I can tell you some of my own impressions intermixed with family lore (as recorded in the Winchester family history volume). The Winchester family and Hyrum Smith’s family were very close friends. Stephen and Nancy Case (Nancy Mariah’s mother) were of an older generation than most early Mormon leaders and Stephen became a loyal backbencher. He served as a captain in Zion’s camp, he was a Danite, he was on the High Council in Far West and Kanesville, and when the prophet wanted to marry his 15 year old daughter, he gave her to him.
According to family lore, Nancy Mariah Winchester used to bring meals to Joseph Smith when he was “hiding from mobs in their attic” (apparently the Winchester home in Nauvoo). The family was also friends with the Kimballs, and lore has it that Nancy’s second marriage to Heber was never consummated. Possibly Heber thought too much of her as a daughter to think of her as a wife. In any event, she continued to live with her own parents’ household until a younger man named Amos George Arnold came into the picture. Heber apparently knew she was unhappy and wanted a more normal family and children, so he apparently arranged both his own divorce and her marriage to Amos. Unfortunately Nancy’s ill health meant that she and Amos continued to live with her parents. She had one son, George Stephen Arnold, satisfying that desire, but she died 8 years later at the age of 47.
That’s interesting — I hadn’t heard the story of JS hiding in the Winchesters’ attic and Nancy Mariah bringing him meals.

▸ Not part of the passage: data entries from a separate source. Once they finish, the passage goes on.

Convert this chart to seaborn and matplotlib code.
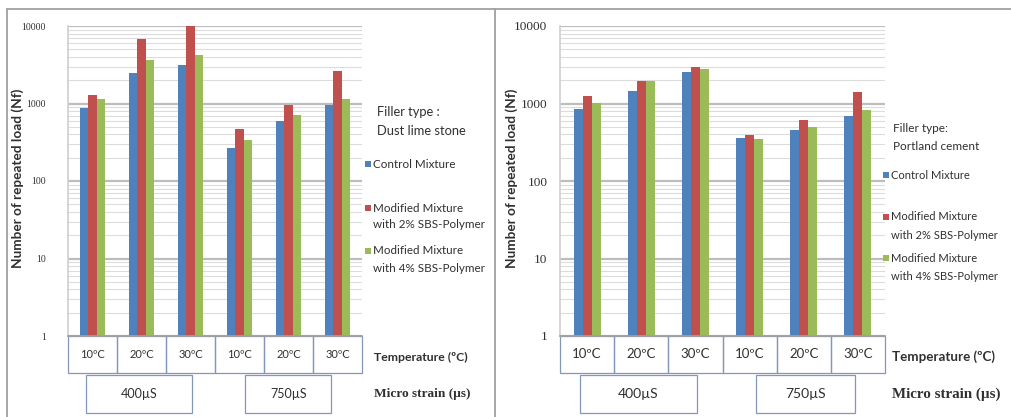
import matplotlib
matplotlib.use("Agg")
import matplotlib.pyplot as plt
import matplotlib.transforms as mtransforms
from matplotlib.patches import Rectangle
from matplotlib.lines import Line2D
import seaborn as sns
import pandas as pd

# ---------------- data ----------------
group_keys = ["400-10", "400-20", "400-30", "750-10", "750-20", "750-30"]
temp_labels = ["10\u00baC", "20\u00baC", "30\u00baC", "10\u00baC", "20\u00baC", "30\u00baC"]
strain_labels = ["400\u00b5S", "750\u00b5S"]
series_names = ["Control Mixture",
                "Modified Mixture\nwith 2% SBS-Polymer",
                "Modified Mixture\nwith 4% SBS-Polymer"]

left_control = [870, 2450, 3150, 270, 590, 960]
left_sbs2 = [1290, 6750, 10000, 465, 955, 2630]
left_sbs4 = [1150, 3650, 4200, 340, 720, 1150]

right_control = [860, 1450, 2570, 360, 450, 690]
right_sbs2 = [1250, 1950, 2990, 390, 620, 1400]
right_sbs4 = [1030, 1970, 2790, 345, 500, 830]

colors = ["#4F81BD", "#C0504D", "#9BBB59"]


def make_df(c, s2, s4):
    rows = []
    for name, vals in zip(series_names, [c, s2, s4]):
        for g, v in zip(group_keys, vals):
            rows.append({"group": g, "series": name, "Nf": v})
    return pd.DataFrame(rows)


df_left = make_df(left_control, left_sbs2, left_sbs4)
df_right = make_df(right_control, right_sbs2, right_sbs4)

sns.set_theme(style="white")
plt.rcParams["font.family"] = ["Lato", "DejaVu Sans"]

W, H = 1011, 417
fig = plt.figure(figsize=(W / 100, H / 100), dpi=100)


def px_axes(l, r, t, b):
    return fig.add_axes([l / W, 1 - b / H, (r - l) / W, (b - t) / H])


box_col = "#8397B8"
text_col = "#303030"


def draw_panel(ax, df, tick_fs, tick_pad, cat_fs, strain_fs, strain_boxes):
    ax.set_yscale("log")
    sns.barplot(data=df, x="group", y="Nf", hue="series", order=group_keys,
                hue_order=series_names, palette=colors, width=0.5, gap=0,
                saturation=1, ax=ax, legend=False, edgecolor="none")
    ax.set_ylim(1, 10000)
    ax.set_xlim(-0.5, 5.5)
    ax.set_axisbelow(True)
    ax.yaxis.grid(True, which="major", color="#BDBDBD", linewidth=1.6)
    ax.yaxis.grid(True, which="minor", color="#DCDCDC", linewidth=0.8)
    ax.xaxis.grid(False)
    ax.set_yticks([1, 10, 100, 1000, 10000])
    ax.set_yticklabels(["1", "10", "100", "1000", "10000"],
                       family=["Liberation Serif"], fontsize=tick_fs, color=text_col)
    ax.tick_params(axis="y", which="both", length=0, pad=tick_pad)
    ax.tick_params(axis="x", length=0, labelbottom=False)
    ax.set_xlabel("")
    ax.set_ylabel("")
    for s in ["top", "right"]:
        ax.spines[s].set_visible(False)
    ax.spines["left"].set_color("#D0D0D0")
    ax.spines["bottom"].set_color("#A0A0A0")
    trans = mtransforms.blended_transform_factory(ax.transData, ax.transAxes)
    # temperature boxes
    bh = 37 / 310
    for i, lab in enumerate(temp_labels):
        ax.add_patch(Rectangle((i - 0.5, -bh), 1, bh, transform=trans,
                               fill=False, edgecolor=box_col, lw=0.9, clip_on=False))
        ax.text(i, -bh / 2, lab, transform=trans, ha="center", va="center",
                fontsize=cat_fs, color=text_col)
    # strain boxes
    top2 = -39 / 310
    bot2 = -77 / 310
    for (x0, x1), lab in zip(strain_boxes, strain_labels):
        ax.add_patch(Rectangle((x0, bot2), x1 - x0, top2 - bot2, transform=trans,
                               fill=False, edgecolor=box_col, lw=0.9, clip_on=False))
        ax.text((x0 + x1) / 2, (top2 + bot2) / 2, lab, transform=trans,
                ha="center", va="center", fontsize=strain_fs, color=text_col)


ax_l = px_axes(68, 362, 26, 336)
draw_panel(ax_l, df_left, 7, 16, 8, 9, [(-0.13, 2.03), (3.12, 4.87)])
ax_r = px_axes(560, 885, 26, 336)
draw_panel(ax_r, df_right, 9.5, 9, 9.5, 10, [(-0.13, 2.03), (3.12, 4.94)])


def ftext(x, y, s, **kw):
    fig.text(x / W, 1 - y / H, s, **kw)


def legend_block(x_marker, title_x, title_y, title, entries_y, fs_title, fs, dy):
    ftext(title_x, title_y[0], title[0], fontsize=fs_title, color=text_col, va="center")
    ftext(title_x, title_y[1], title[1], fontsize=fs_title, color=text_col, va="center")
    for (y, name), c in zip(zip(entries_y, series_names), colors):
        lines = name.split("\n")
        fig.patches.append(Rectangle(((x_marker - 3) / W, 1 - (y + 3) / H), 6 / W, 6 / H,
                                     transform=fig.transFigure, facecolor=c,
                                     edgecolor="none"))
        ftext(x_marker + 5, y, lines[0], fontsize=fs, color=text_col, va="center")
        if len(lines) > 1:
            ftext(x_marker + 5, y + dy, lines[1], fontsize=fs, color=text_col, va="center")


legend_block(368, 377, (112, 131), ("Filler type :", "Dust lime stone"),
             (164, 208, 251), 9.3, 8.4, 17)
legend_block(886, 893, (128, 147), ("Filler type:", "Portland cement"),
             (175, 217, 258), 8.5, 8.0, 18)

# axis titles
for x in (18, 512):
    fig.text(x / W, 1 - 178 / H, "Number of repeated load (Nf)", rotation=90,
             ha="center", va="center", fontsize=9.8, fontweight="bold", color=text_col)
for x, fs_t, fs_m in ((374, 8.8, 9.6), (892, 9.6, 10.8)):
    ftext(x, 357, "Temperature (\u00baC)", fontsize=fs_t, fontweight="bold",
          color=text_col, va="center")
    ftext(x, 394, "Micro strain (\u00b5s)", fontsize=fs_m, fontweight="bold",
          color=text_col, va="center", family=["Liberation Serif"])

# outer frame lines
frame_col = "#A0A0A0"
fig.lines.append(Line2D([7 / W, 1.0], [1 - 9 / H, 1 - 9 / H], transform=fig.transFigure,
                        color=frame_col, lw=1.3))
for x in (7, 495):
    fig.lines.append(Line2D([x / W, x / W], [0, 1 - 9 / H], transform=fig.transFigure,
                            color=frame_col, lw=1.3))

fig.savefig("out.png", dpi=100)
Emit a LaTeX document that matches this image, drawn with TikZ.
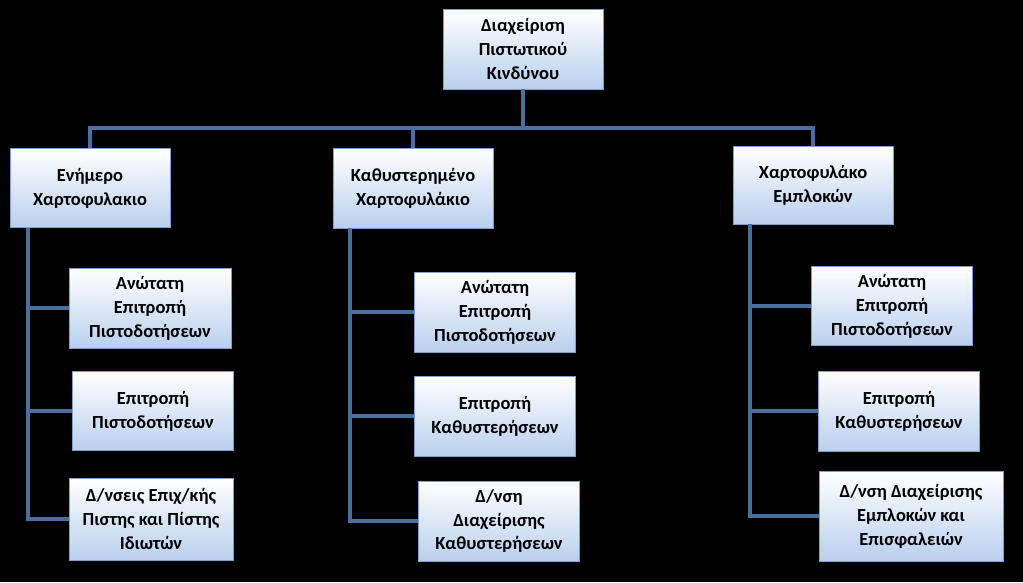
\documentclass[tikz,border=0pt]{standalone}
\usepackage{fontspec}
\setmainfont{Carlito}
\definecolor{boxline}{HTML}{7F9FCF}
\definecolor{boxfill}{HTML}{B9CFEE}
\definecolor{wire}{HTML}{4A6E9E}
\begin{document}
\begin{tikzpicture}[x=0.02cm,y=-0.02cm]
	\tikzstyle{unit}=[draw=boxline,thin,top color=white,bottom color=boxfill,align=center,
		inner sep=2pt,font=\bfseries\fontsize{10.5}{13.6}\selectfont]
	\tikzstyle{link}=[draw=wire,line width=2.2pt]

	\fill[black] (0,0) rectangle (1023,582);

	% top and first level
	\node[unit,minimum width=3.2cm,minimum height=1.6cm] (root) at (523,49) {Διαχείριση\\Πιστωτικού\\Κινδύνου};
	\node[unit,minimum width=3.2cm,minimum height=1.58cm] (cur) at (90,188) {Ενήμερο\\Χαρτοφυλακιο};
	\node[unit,minimum width=3.2cm,minimum height=1.6cm] (late) at (413,188) {Καθυστερημένο\\Χαρτοφυλάκιο};
	\node[unit,minimum width=3.2cm,minimum height=1.56cm] (lien) at (813,185) {Χαρτοφυλάκο\\Εμπλοκών};

	% second level
	\node[unit,minimum width=3.24cm,minimum height=1.6cm] (cur1) at (150,308) {Ανώτατη\\Επιτροπή\\Πιστοδοτήσεων};
	\node[unit,minimum width=3.22cm,minimum height=1.58cm] (cur2) at (153,411) {Επιτροπή\\Πιστοδοτήσεων};
	\node[unit,minimum width=3.28cm,minimum height=1.64cm] (cur3) at (151,519) {Δ/νσεις Επιχ/κής\\Πιστης και Πίστης\\Ιδιωτών};
	\node[unit,minimum width=3.22cm,minimum height=1.6cm] (late1) at (495,312) {Ανώτατη\\Επιτροπή\\Πιστοδοτήσεων};
	\node[unit,minimum width=3.22cm,minimum height=1.6cm] (late2) at (495,416) {Επιτροπή\\Καθυστερήσεων};
	\node[unit,minimum width=3.22cm,minimum height=1.6cm] (late3) at (499,521) {Δ/νση\\Διαχείρισης\\Καθυστερήσεων};
	\node[unit,minimum width=3.22cm,minimum height=1.58cm] (lien1) at (892,306) {Ανώτατη\\Επιτροπή\\Πιστοδοτήσεων};
	\node[unit,minimum width=3.22cm,minimum height=1.6cm] (lien2) at (899,411) {Επιτροπή\\Καθυστερήσεων};
	\node[unit,minimum width=3.68cm,minimum height=1.8cm] (lien3) at (911,516) {Δ/νση Διαχείρισης\\Εμπλοκών και\\Επισφαλειών};

	% tree lines
	\coordinate (bus) at (523,128);
	\draw[link] (root.south) -- (bus);
	\draw[link] (cur.north) |- (bus) -| (lien.north);
	\draw[link] (late.north) -- (late.north |- bus);

	\coordinate (curx) at (28,0);
	\coordinate (latex) at (350,0);
	\coordinate (lienx) at (750,0);
	\draw[link] (curx |- cur.south) |- (cur3.west);
	\draw[link] (latex |- late.south) |- (late3.west);
	\draw[link] (lienx |- lien.south) |- (lien3.west);
	\foreach \s in {cur1,cur2} \draw[link] (curx |- \s.west) -- (\s.west);
	\foreach \s in {late1,late2} \draw[link] (latex |- \s.west) -- (\s.west);
	\foreach \s in {lien1,lien2} \draw[link] (lienx |- \s.west) -- (\s.west);
\end{tikzpicture}
\end{document}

I think you’re right that it would be possible to get more information about her by digging around the archives in Utah. Even though she didn’t leave a journal herself, she’s probably mentioned in enough other journals that one could get a basic outline of her situation from her friends. She’s such an interesting, enigmatic character — I’d be curious to try and do some of that research (if I had time and lived anywhere near Utah…).